Shank spent much of his career at Library Journal and School Library Journal. He was the ad sales director for those magazines for many years, eventually becoming associate publisher, and then publisher and group v-p. He became publisher of PW in 2007. When Media Source Inc. acquired LJ and SLJ last spring, Shank went with the company and also took over as publisher of the Horn Book. He lived in Brentwood, Tenn., but spent much time in New York.

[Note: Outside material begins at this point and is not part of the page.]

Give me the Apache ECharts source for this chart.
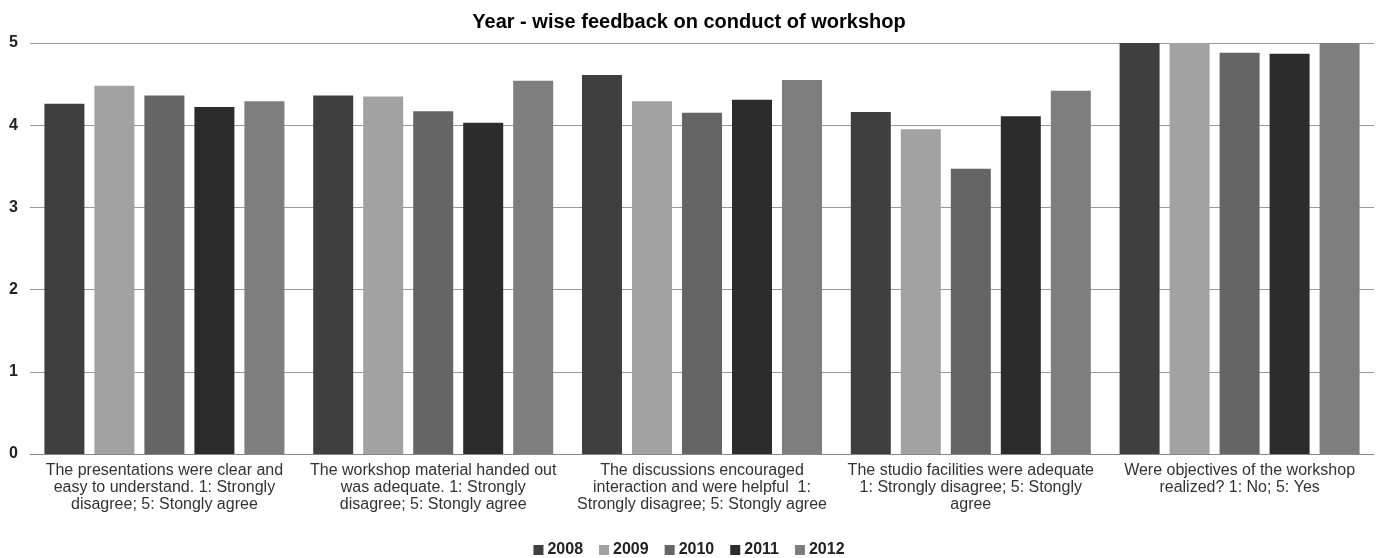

A big booster of libraries, Shank introduced several initiatives recognizing librarians' work, including LJ's annual Movers & Shakers feature, which highlights the work of the unsung heroes in the library community and identifies the profession's future leaders. He spearheaded the SLJ Leadership Summit, the LJ Design Institutes and Directors' Summit, and the Virtual E-book Summit, and, following Hurricane Katrina, worked on restoring a New Orleans library. Fred Ciporen, former group v-p of PW, LJ, and SLJ, told LJ that Shank "played a huge role in the effort that recognized that libraries were not only a place for professional activity but that they constituted an industry and market, and that was transformative and greatly beneficial to libraries." Brian Kenney, the current LJ/SLJ editorial director, also remembered Shank for his commitment to libraries, noting, "He never lost sight of the fact that our publications were a part of something larger."
Shank is survived by his wife, Gwen, and his daughters, Madeleine and Vivian. The family asks that any donations be made to the Ron Shank Family Trust in care of Bank of America.